6. Future Research Directions
- Multi-modal Dynamic Filtering: Integration of transient cues from sources such as optical flow or hierarchical SAM masks (e.g., OmniSeg3D, GARField) for improved 3D dynamics attenuation.
- Object-centric Priors and Category Models: Fusion with category NeRFs or CAD databases for geometric disambiguation in egocentric synthesis.
- End-to-end and Temporal Modeling: Joint transformer-diffusion model training or inclusion of temporal diffusion extensions (e.g., frame-wise cross-attention) for enhanced coherence and generalization.
- Scalable and Real-time Deployment: Optimization of inference pipelines for AR/VR eyewear, assistive robotics, and in-the-wild robustness.
- Language-driven Extensions: Combinations with language-guided Gaussian Splatting (LangSplat) enabling joint SLAM and open-vocabulary object queries.
7. Applications and Impact
EgoLifter systems are instrumental in state-of-the-art open-world segmentation and egocentric video synthesis.

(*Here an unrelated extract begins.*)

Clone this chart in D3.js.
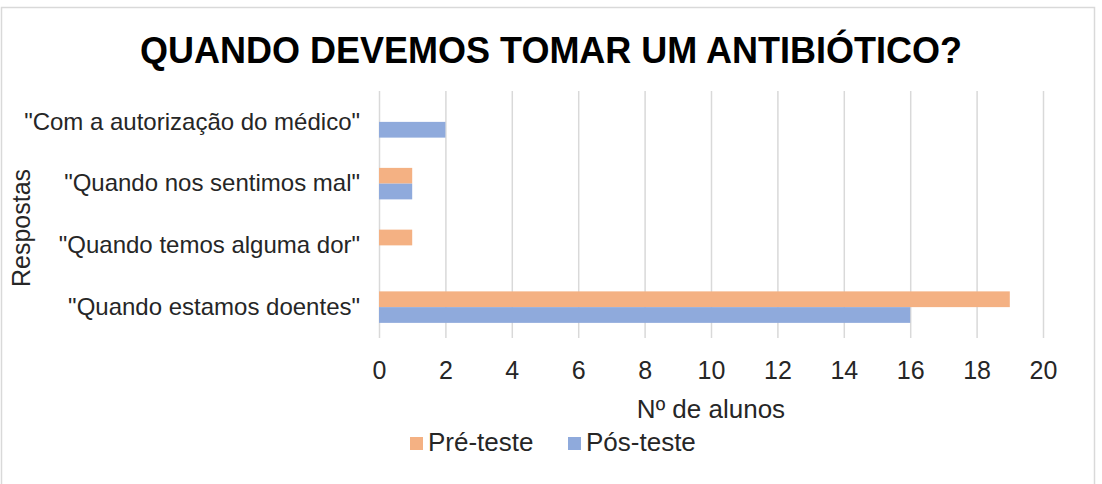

Key domains include robotic vision, skill coaching in AR, immersive replay, and human-activity understanding. The capability to extract, reconstruct, and promptably segment 3D object instances or synthesize egocentric perspectives from external video markedly advances both quantitative scene analysis and qualitative user immersion. This suggests increasing utility in not only fundamental perception tasks but also personalized interfaces and embodied AI deployments (Gu et al., 26 Mar 2024, Luo et al., 11 Mar 2024).